I have just returned from a short trip to Rome on business. I didn’t have much access to email, so I came back to a large number of emails, many of which were from the ever increasing play framework digest emails I get from Google groups. Nothing to different yet, except when I started reading, I was amazed by the reactions to the “Open Letter” thread. If you haven’t read it, then feel free to go to Google Groups and have a read, but in summary it simple read ‘I don’t like Play 2, I don’t like Scala, the Play guys have messed up’.
Quite simply, the haters are wrong, simple as that. The Play team created a fantastic framework in Play 1.x. Even at 1.0 it was way ahead of the other frameworks, and continued to push the boundaries through 1.1 and 1.2. In Play 2.0, the team have taken a different direction from what made Play 1.x special, but have again built a fantastic framework.

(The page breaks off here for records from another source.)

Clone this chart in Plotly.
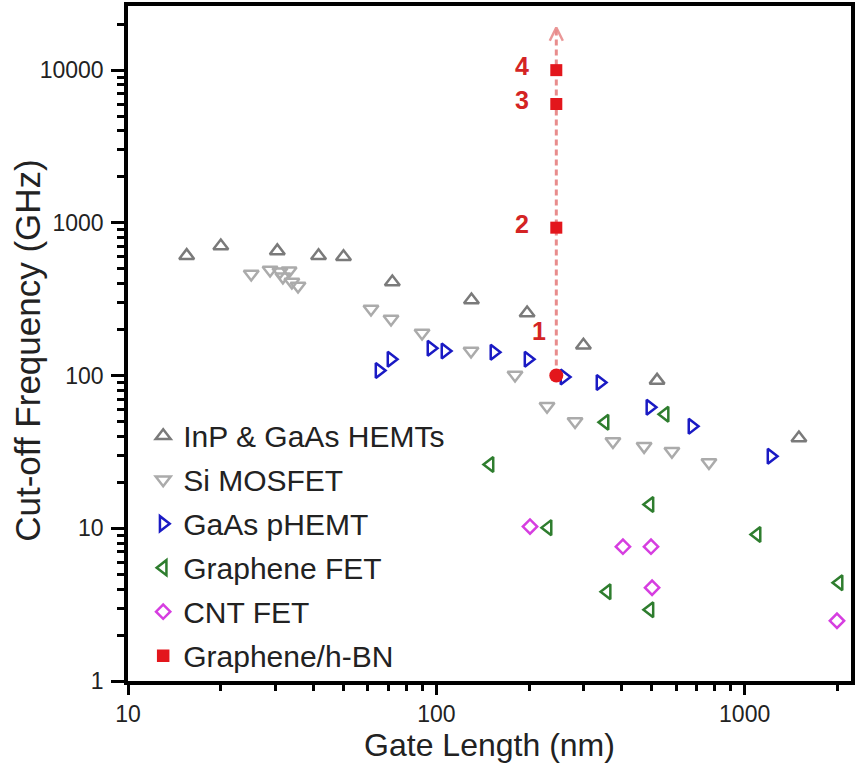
import math
import plotly.graph_objects as go

# ---------------- data ----------------
hemt_x = [15.5, 20, 30.5, 41.5, 50, 72, 130, 197, 300, 520, 1500]
hemt_y = [610, 705, 655, 608, 600, 410, 312, 257, 158, 93, 39]

si_x = [25.1, 28.9, 31.1, 33.3, 31.8, 34.0, 35.6, 61.4, 71.3, 89.9, 129.6, 180, 228.6, 281.8, 374, 472, 581, 766]
si_y = [463, 492, 478, 485, 443, 410, 386, 273, 235, 190, 145, 101, 63, 50, 37, 34.4, 32, 27]

phemt_x = [65.2, 71.3, 96.1, 106.7, 153.8, 198.4, 259.5, 339.6, 493, 675, 1218]
phemt_y = [108, 128, 151, 145, 142, 128, 98, 90, 62, 46.5, 29.6]

gfet_x = [149.3, 230.3, 352.5, 552, 493, 1097, 358, 493, 2024]
gfet_y = [26.2, 10.1, 49.4, 55.8, 14.3, 9.1, 3.84, 2.93, 4.4]

cnt_x = [201.3, 403, 497, 501, 1993]
cnt_y = [10.26, 7.58, 7.58, 4.08, 2.48]

hbn_x = [245, 245, 245, 245]
hbn_y = [930, 6000, 10000, 100]
hbn_labels = ["2", "3", "4", "1"]
hbn_symbols = ["square", "square", "square", "circle"]
arrow_top = 19000

x_ticks = [10, 100, 1000]
y_ticks = [1, 10, 100, 1000, 10000]

# ---------------- styling ----------------
FONT = "Liberation Sans, Arial, Helvetica, sans-serif"
LW = 2.5

fig = go.Figure()

# dashed projection line with open chevron head
fig.add_trace(go.Scatter(
    x=[hbn_x[3], hbn_x[3]], y=[min(hbn_y), arrow_top], mode="lines",
    line=dict(color="rgba(228,120,120,0.85)", width=3, dash="6px,4px"),
    showlegend=False, hoverinfo="skip"))
fig.add_trace(go.Scatter(
    x=[hbn_x[3] / 1.05, hbn_x[3], hbn_x[3] * 1.05],
    y=[arrow_top / 1.22, arrow_top, arrow_top / 1.22], mode="lines",
    line=dict(color="rgba(232,140,140,0.9)", width=2.5),
    showlegend=False, hoverinfo="skip"))

def add(name, x, y, symbol, color, size):
    fig.add_trace(go.Scatter(
        x=x, y=y, mode="markers", name=name, legendgroup=name,
        marker=dict(symbol=symbol, size=size, color=color, opacity=1,
                    line=dict(color=color, width=LW))))

add("InP & GaAs HEMTs", hemt_x, hemt_y, "triangle-up-open", "#7a7a7a", 13)
add("Si MOSFET", si_x, si_y, "triangle-down-open", "#ababab", 13)
add("GaAs pHEMT", phemt_x, phemt_y, "triangle-right-open", "#1a1ac4", 13)
add("Graphene FET", gfet_x, gfet_y, "triangle-left-open", "#2e7d2e", 13)
add("CNT FET", cnt_x, cnt_y, "diamond-open", "#d63ee0", 11)

fig.add_trace(go.Scatter(
    x=hbn_x, y=hbn_y, mode="markers", name="Graphene/h-BN", legendgroup="hbn",
    marker=dict(symbol=hbn_symbols, size=[12, 12, 12, 14], color="#e3161c",
                opacity=1, line=dict(width=0))))

for xv, yv, lab in zip(hbn_x, hbn_y, hbn_labels):
    if lab == "1":
        xs, ys = -17, 45
    else:
        xs, ys = -34, 4
    fig.add_annotation(x=math.log10(xv), y=math.log10(yv), xref="x", yref="y",
                       text=lab, showarrow=False, xshift=xs, yshift=ys,
                       font=dict(family=FONT, size=25, color="#d42424", weight="bold"))

# y-axis title as rotated annotation for precise placement
fig.add_annotation(x=-0.139, y=0.49, xref="paper", yref="paper",
                   text="Cut-off Frequency (GHz)", textangle=-90, showarrow=False,
                   xanchor="center", yanchor="middle",
                   font=dict(family=FONT, size=35, color="#222"))

axis_common = dict(
    type="log", showgrid=False, zeroline=False,
    showline=True, linecolor="black", linewidth=3.5, mirror=True,
    ticks="outside", tickcolor="black", tickwidth=2.5,
    tickfont=dict(family=FONT, size=23, color="#222"),
)

fig.update_xaxes(
    **axis_common, range=[1, 3.345], tickvals=x_ticks,
    ticktext=[str(v) for v in x_ticks], ticklen=10,
    minor=dict(tickvals=[20, 30, 40, 50, 60, 70, 80, 90,
                         200, 300, 400, 500, 600, 700, 800, 900, 2000],
               ticks="outside", ticklen=6, tickwidth=2.5, tickcolor="black"),
    title=dict(text="Gate Length (nm)", font=dict(family=FONT, size=32, color="#222"),
               standoff=0),
)
fig.update_yaxes(
    **axis_common, range=[0, 4.42], tickvals=y_ticks,
    ticktext=[str(v) for v in y_ticks], ticklen=13, ticklabelstandoff=3,
    minor=dict(tickvals=[m * d for d in [1, 10, 100, 1000, 10000]
                         for m in range(2, 10) if m * d < 26000],
               ticks="outside", ticklen=7, tickwidth=2.5, tickcolor="black"),
)

fig.update_layout(
    width=857, height=771,
    margin=dict(l=128, r=6, t=6, b=90, autoexpand=False),
    paper_bgcolor="white", plot_bgcolor="white",
    showlegend=True,
    legend=dict(x=0.021, y=-0.001, xanchor="left", yanchor="bottom",
                bgcolor="rgba(0,0,0,0)", tracegroupgap=2,
                font=dict(family=FONT, size=30, color="#222")),
)

fig.write_html("out.html", config={"displayModeBar": False},
               post_script="document.body.style.margin='0';document.body.style.padding='0';")
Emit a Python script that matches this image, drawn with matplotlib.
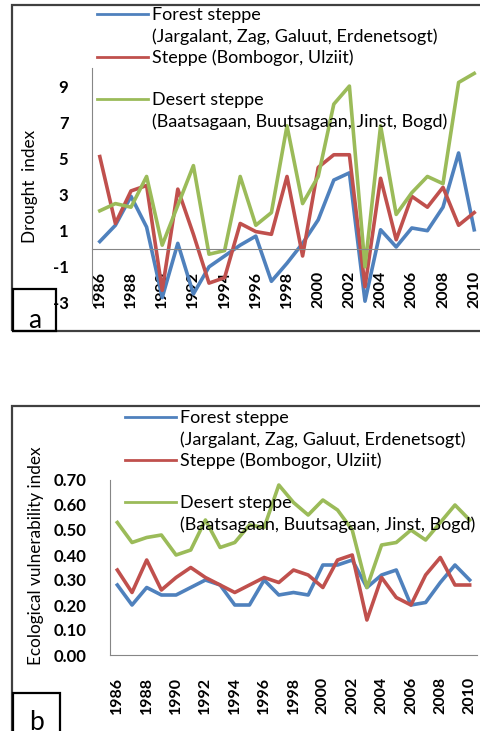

Now, if I were to build a new web application, of course I would choose Play. Next question would be which one? Well, it depends on the project I am undertaking, but as of yet I have not come across a problem that Play 1.x could not solve. So, I would probably stick with Play 1.
I don’t feel proficient enough in Scala to jump onto the Scala version of Play, so if I did decide to go for a Play 2 app, I would choose Java. Indeed, I am looking forward to Nicolas’s book on Play 2 with Java. I will more than likely also get Peter Hilton’s book (Play 2 with Scala), but the Java book will be much more beneficial for me. Many people have argued that you need to know Scala to write views etc, but that is not true. I had never used Groovy before I started building Play apps, but I picked groovy up in no-time writing my views, and I have already found the same is true in Play 2. Also, as a side note, you can simply use the Groovy plugin and write your views in good-old Groovy.
Now, I understand why people aren’t fully bought into Play 2 yet, I get it. I am still so happy with Play 1.x, I am not ready to move across yet. But what I don’t get is why people are so upset that Play 2 exists? It has its place, and will grow into another great framework, and I will be a better professional for knowing both technologies.
Be grateful to Guillaume and the team for open sourcing the Play framework and continuing to support both 1.x and 2.x. They saved the Java world from the tedium of J2EE frameworks and made developing fun again. If you don’t like Play 2.0, don’t use it, continue to use Play 1.x.